Tickers in this article: HPQ
NEW YORK ( TheStreet) -- After this morning's terrible earnings report and the revelation of accounting wrongdoings at its Autonomy unit, HP (HPQ) CEO Meg Whitman is in full damage control mode blitzing the business TV airwave.

There is a narrative that she's trying to present to the world:

  • Turnarounds are hard and messy
  • I let Mike Lynch go when I sensed issues at Autonomy (the former CEO)
  • We are very angry by these accounting wrongdoings and are doing our best now to clean them up
  • This was a deal done by my predecessor
  • I'm doing the best I can under the circumstances to turn this thing around

    There is some truth to this narrative. Leo Apotheker, HP's CEO before Meg, was hired by HP in September 2010. This was before Meg was on the board. And it was Leo who wanted Autonomy and convinced the HP board to pull the trigger on it in August of 2011.

    However, an inconvenient truth missing from Whitman's account is that she joined the HP board in January 2011. Her job as a director was to be a fiduciary for HP shareholders in overseeing Apotheker. She fully blessed his plan to divest the PC business as a director -- and then later reversed herself once she was CEO by saying it was important for the company to retain control of this business unit.

    Whitman was also the one to give the A-OK to the Autonomy deal. This was a deal that lots of other companies had looked at and passed on. Autonomy had already drawn a lot of interest from shorts.

    And yet Whitman didn't just green-light HP buying it for its current substantial market cap of $6 billion. She and the rest of the HP board approved paying an 80% premium to get control of Autonomy.

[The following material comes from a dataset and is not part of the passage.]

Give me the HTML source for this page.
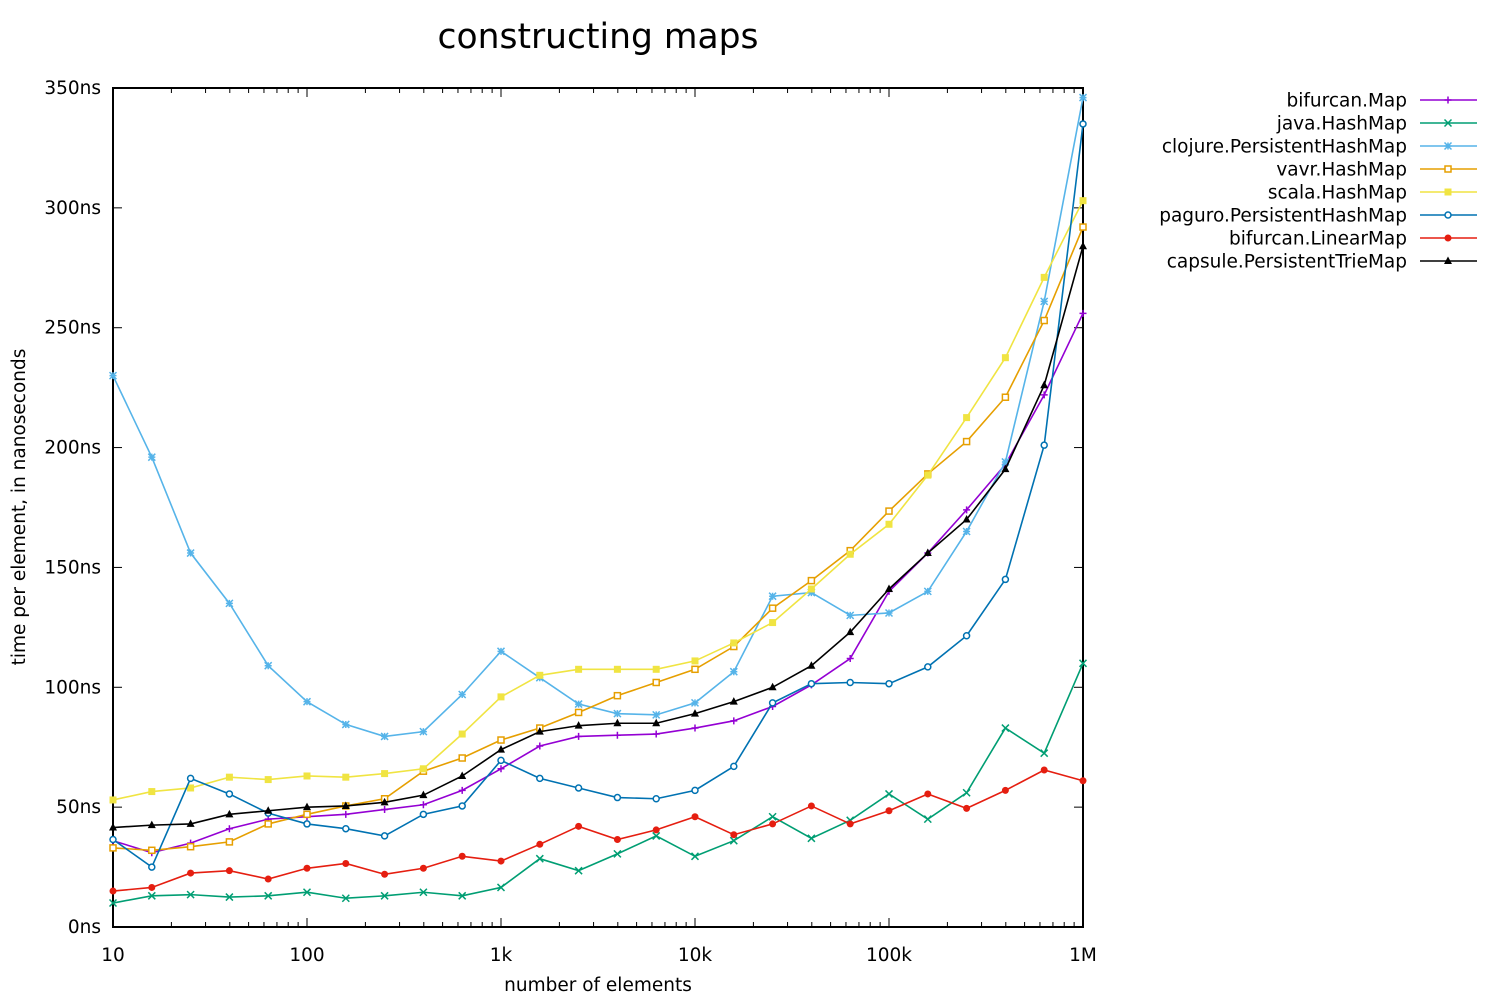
<!DOCTYPE html>
<html><head><meta charset="utf-8"><style>
html,body{margin:0;padding:0;background:#fff;}
svg text{font-family:"DejaVu Sans","Liberation Sans",sans-serif;}
</style></head><body>
<svg id="chart" width="1500" height="1000" xmlns="http://www.w3.org/2000/svg"></svg>
<script>
const xExponents = [1,1.2,1.4,1.6,1.8,2,2.2,2.4,2.6,2.8,3,3.2,3.4,3.6,3.8,4,4.2,4.4,4.6,4.8,5,5.2,5.4,5.6,5.8,6];
const seriesNames = ["bifurcan.Map","java.HashMap","clojure.PersistentHashMap","vavr.HashMap","scala.HashMap","paguro.PersistentHashMap","bifurcan.LinearMap","capsule.PersistentTrieMap"];
const bifurcanMap = [36,31,35,41,45,46,47,49,51,57,66,75.5,79.5,80,80.5,83,86,92,101,112,140,156,174,193,222,256];
const javaHashMap = [10,13,13.5,12.5,13,14.5,12,13,14.5,13,16.5,28.5,23.5,30.5,38,29.5,36,46,37,44.5,55.5,45,56,83,72.5,110];
const clojureMap = [230,196,156,135,109,94,84.5,79.5,81.5,97,115,104,93,89,88.5,93.5,106.5,138,139.5,130,131,140,165,194,261,346];
const vavrMap = [33,32,33.5,35.5,43,47,50.5,53.5,65,70.5,78,83,89.5,96.5,102,107.5,117,133,144.5,157,173.5,189,202.5,221,253,292];
const scalaMap = [53,56.5,58,62.5,61.5,63,62.5,64,66,80.5,96,105,107.5,107.5,107.5,111,118.5,127,141,155.5,168,188.5,212.5,237.5,271,303];
const paguroMap = [36.5,25,62,55.5,47.5,43,41,38,47,50.5,69.5,62,58,54,53.5,57,67,93.5,101.5,102,101.5,108.5,121.5,145,201,335];
const linearMap = [15,16.5,22.5,23.5,20,24.5,26.5,22,24.5,29.5,27.5,34.5,42,36.5,40.5,46,38.5,43,50.5,43,48.5,55.5,49.5,57,65.5,61];
const capsuleMap = [41.5,42.5,43,47,48.5,50,50.5,52,55,63,74,81.5,84,85,85,89,94,100,109,123,141,156,170,191,226,284];
const yTicks = [0,50,100,150,200,250,300,350];
const yTickLabels = ["0ns","50ns","100ns","150ns","200ns","250ns","300ns","350ns"];
const xTicks = [1,2,3,4,5,6];
const xTickLabels = ["10","100","1k","10k","100k","1M"];

const L=113,R=1083,T=88,B=927;
const FS=18.5;
const xs=e=>L+(e-1)/5*(R-L);
const ys=v=>B-v/350*(B-T);
const svg=document.getElementById('chart');
const NS="http://www.w3.org/2000/svg";
function mk(tag,attrs,parent){const el=document.createElementNS(NS,tag);for(const k in attrs)el.setAttribute(k,attrs[k]);(parent||svg).appendChild(el);return el;}

const title=mk('text',{x:598,y:48,'font-size':34.5,'text-anchor':'middle'});
title.textContent="constructing maps";



const tg=mk('g',{stroke:'#000','stroke-width':1});


yTicks.forEach((v,i)=>{
  const y=ys(v);
  mk('line',{x1:L,x2:L+9,y1:y,y2:y},tg);
  mk('line',{x1:R,x2:R-9,y1:y,y2:y},tg);
  const t=mk('text',{x:L-12,y:y+6,'font-size':FS,'text-anchor':'end'});
  t.textContent=yTickLabels[i];
  
  
});
xTicks.forEach((e,i)=>{
  const x=xs(e);
  mk('line',{x1:x,x2:x,y1:B,y2:B-9},tg);
  mk('line',{x1:x,x2:x,y1:T,y2:T+9},tg);
  if(e<6){for(let m=2;m<=9;m++){const xm=xs(e+Math.log10(m));
    mk('line',{x1:xm,x2:xm,y1:B,y2:B-5},tg);mk('line',{x1:xm,x2:xm,y1:T,y2:T+5},tg);}}
  const t=mk('text',{x:x,y:B+34,'font-size':FS,'text-anchor':'middle'});
  t.textContent=xTickLabels[i];
  
  
});
const frame=mk('rect',{x:L,y:T,width:R-L,height:B-T,fill:'none',stroke:'#000','stroke-width':2});



const xt=mk('text',{x:598,y:991,'font-size':FS,'text-anchor':'middle'});
xt.textContent="number of elements";


const yt=mk('text',{x:25,y:507,'font-size':FS,'text-anchor':'middle',transform:'rotate(-90 25 507)'});
yt.textContent="time per element, in nanoseconds";



const data=[bifurcanMap,javaHashMap,clojureMap,vavrMap,scalaMap,paguroMap,linearMap,capsuleMap];
const colors=["#9400d3","#009e73","#56b4e9","#e69f00","#f0e442","#0072b2","#e51e10","#000000"];
const markers=["plus","cross","star","osq","fsq","ocirc","fcirc","tri"];
function marker(g,type,x,y,c){
  const s=3.5;
  if(type==="plus"){mk('path',{d:`M${x-s} ${y}H${x+s}M${x} ${y-s}V${y+s}`,stroke:c,'stroke-width':1.5},g);}
  else if(type==="cross"){mk('path',{d:`M${x-s} ${y-s}L${x+s} ${y+s}M${x-s} ${y+s}L${x+s} ${y-s}`,stroke:c,'stroke-width':1.5},g);}
  else if(type==="star"){mk('path',{d:`M${x-s} ${y}H${x+s}M${x} ${y-s}V${y+s}M${x-s} ${y-s}L${x+s} ${y+s}M${x-s} ${y+s}L${x+s} ${y-s}`,stroke:c,'stroke-width':1.5},g);}
  else if(type==="osq"){mk('rect',{x:x-3,y:y-3,width:6,height:6,fill:'#fff',stroke:c,'stroke-width':1.5},g);}
  else if(type==="fsq"){mk('rect',{x:x-3.5,y:y-3.5,width:7,height:7,fill:c},g);}
  else if(type==="ocirc"){mk('circle',{cx:x,cy:y,r:3,fill:'#fff',stroke:c,'stroke-width':1.5},g);}
  else if(type==="fcirc"){mk('circle',{cx:x,cy:y,r:3.5,fill:c},g);}
  else if(type==="tri"){mk('path',{d:`M${x} ${y-4.5}L${x+4} ${y+3}L${x-4} ${y+3}Z`,fill:c},g);}
}
data.forEach((arr,si)=>{
  const g=mk('g',{});
  
  
  const pts=arr.map((v,i)=>xs(xExponents[i])+','+ys(v)).join(' ');
  mk('polyline',{points:pts,fill:'none',stroke:colors[si],'stroke-width':1.6},g);
  arr.forEach((v,i)=>marker(g,markers[si],xs(xExponents[i]),ys(v),colors[si]));
  const ly=100+si*23;
  const lg=mk('g',{});
  
  
  const t=mk('text',{x:1407,y:ly+6.5,'font-size':FS,'text-anchor':'end'},lg);
  t.textContent=seriesNames[si];
  mk('line',{x1:1420,x2:1477,y1:ly,y2:ly,stroke:colors[si],'stroke-width':1.6},lg);
  marker(lg,markers[si],1448,ly,colors[si]);
});
</script>
</body></html>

    It seems like, in hindsight, HP's board had a case of 3Par-itis. HP had gotten into a huge bidding war with Dell (DELL) over 3Par just prior to Apotheker being hired. Rather than face a similarly long and drawn out bidding war for Autonomy, HP tried to flex its muscles by paying a huge premium and scaring off other potential bidders.

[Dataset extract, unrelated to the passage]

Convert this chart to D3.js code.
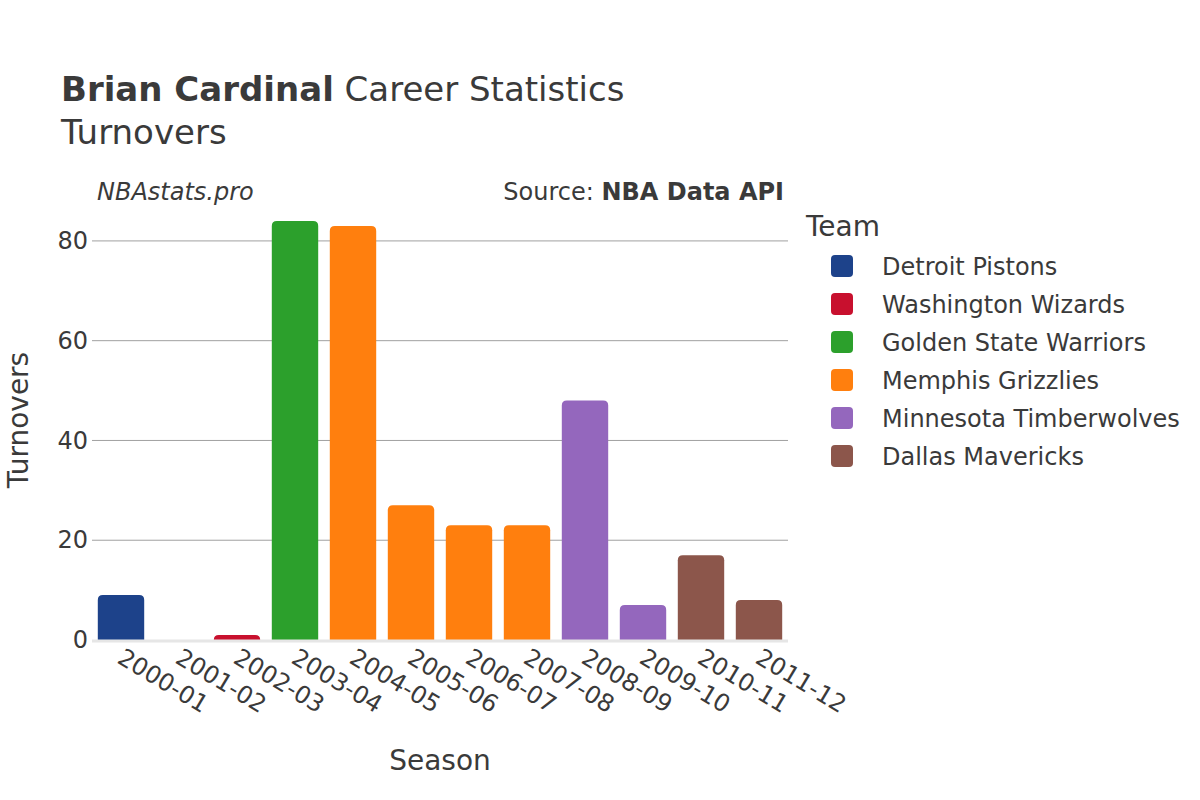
<!DOCTYPE html>
<html>
<head>
<meta charset="utf-8">
<script src="https://cdn.jsdelivr.net/npm/d3@7"></script>
<style>
  body { margin: 0; background: #fff; }
  svg { font-family: "DejaVu Sans", sans-serif; }
</style>
</head>
<body>
<svg id="chart" width="1200" height="800"></svg>
<script>
const seasons = ["2000-01","2001-02","2002-03","2003-04","2004-05","2005-06","2006-07","2007-08","2008-09","2009-10","2010-11","2011-12"];
const turnovers = [9, 0, 1, 84, 83, 27, 23, 23, 48, 7, 17, 8];
const seasonTeams = ["Detroit Pistons","Washington Wizards","Washington Wizards","Golden State Warriors","Memphis Grizzlies","Memphis Grizzlies","Memphis Grizzlies","Memphis Grizzlies","Minnesota Timberwolves","Minnesota Timberwolves","Dallas Mavericks","Dallas Mavericks"];
const teams = ["Detroit Pistons","Washington Wizards","Golden State Warriors","Memphis Grizzlies","Minnesota Timberwolves","Dallas Mavericks"];
const teamColors = ["#1d428a","#c8102e","#2ca02c","#ff7f0e","#9467bd","#8c564b"];
const yTicks = [0, 20, 40, 60, 80];

const data = seasons.map((s, i) => ({season: s, value: turnovers[i], team: seasonTeams[i]}));

const svg = d3.select("#chart");
const mLeft = 92, mRight = 788, mBottom = 640, mTop = 201;
const txt = "#3a3a3a";

const x = d3.scaleBand().domain(seasons).range([mLeft, mRight]).paddingInner(0.2).paddingOuter(0.1);
const y = d3.scaleLinear().domain([0, 88]).range([mBottom, mTop]);
const color = d3.scaleOrdinal().domain(teams).range(teamColors);

// gridlines
svg.append("g").selectAll("line").data(yTicks.filter(d => d > 0)).join("line")
  .attr("x1", mLeft).attr("x2", mRight)
  .attr("y1", d => y(d)).attr("y2", d => y(d))
  .attr("stroke", "#a0a0a0").attr("stroke-width", 1);

// bars with rounded top
const r = 5;
svg.append("g").selectAll("path").data(data).join("path")
  .attr("d", d => {
    const x0 = x(d.season), w = x.bandwidth(), y0 = y(d.value), h = y(0) - y0;
    const rr = Math.min(r, h, w / 2);
    return `M${x0},${y(0)} L${x0},${y0 + rr} Q${x0},${y0} ${x0 + rr},${y0} L${x0 + w - rr},${y0} Q${x0 + w},${y0} ${x0 + w},${y0 + rr} L${x0 + w},${y(0)} Z`;
  })
  .attr("fill", d => color(d.team));

// zero line
svg.append("line").attr("x1", mLeft).attr("x2", mRight).attr("y1", y(0) + 1).attr("y2", y(0) + 1)
  .attr("stroke", "#e6e6e6").attr("stroke-width", 3);

// y axis
const yAxis = svg.append("g").attr("transform", `translate(${mLeft},0)`)
  .call(d3.axisLeft(y).tickValues(yTicks).tickSize(0).tickPadding(4));
yAxis.select(".domain").remove();
yAxis.selectAll("text").attr("font-size", 24).attr("fill", txt).attr("font-family", "DejaVu Sans");

// x axis
const xAxis = svg.append("g").attr("transform", `translate(0,${mBottom})`)
  .call(d3.axisBottom(x).tickSize(0));
xAxis.select(".domain").remove();
xAxis.selectAll("text")
  .attr("font-size", 24).attr("fill", txt).attr("font-family", "DejaVu Sans")
  .attr("text-anchor", "start")
  .attr("dy", 0).attr("y", 0)
  .attr("transform", "translate(-5,22) rotate(31)");

// titles
const title = svg.append("text").attr("x", 61).attr("y", 101).attr("font-size", 34).attr("fill", txt);
title.append("tspan").attr("font-weight", "bold").text("Brian Cardinal");
title.append("tspan").text(" Career Statistics");
svg.append("text").attr("x", 61).attr("y", 144).attr("font-size", 34).attr("fill", txt).text("Turnovers");

svg.append("text").attr("x", 97).attr("y", 200).attr("font-size", 24).attr("font-style", "italic").attr("fill", txt).text("NBAstats.pro");
const src = svg.append("text").attr("x", 784).attr("y", 200).attr("font-size", 24).attr("text-anchor", "end").attr("fill", txt);
src.append("tspan").text("Source: ");
src.append("tspan").attr("font-weight", "bold").text("NBA Data API");

// axis titles
svg.append("text").attr("x", 440).attr("y", 770).attr("text-anchor", "middle").attr("font-size", 28).attr("fill", txt).text("Season");
svg.append("text").attr("transform", "translate(28,420) rotate(-90)").attr("text-anchor", "middle").attr("font-size", 28).attr("fill", txt).text("Turnovers");

// legend
svg.append("text").attr("x", 806).attr("y", 236).attr("font-size", 28).attr("fill", txt).text("Team");
const lg = svg.append("g").selectAll("g").data(teams).join("g")
  .attr("transform", (d, i) => `translate(0,${266 + i * 38})`);
lg.append("rect").attr("x", 831).attr("y", -11).attr("width", 22).attr("height", 22).attr("rx", 4)
  .attr("fill", d => color(d));
lg.append("text").attr("x", 882).attr("y", 9).attr("font-size", 24).attr("fill", txt).text(d => d);
</script>
</body>
</html>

    Where was the board? Where was Meg Whitman?

    Of course, today, we're hearing them cast blame on Autonomy's auditors -- Deloitte -- and people like Mike Lynch. We're also hearing them complain about their own investment bankers and lawyers who, no doubt, deserve blame. Yet, HP's board -- which is clearly still the most dysfunctional board in corporate America -- is again at the heart of a major self-inflicted blunder.

    Meg Whitman deserves tough questions. So does Chair Ray Lane. So does Marc Andreessen and the rest of the HP board.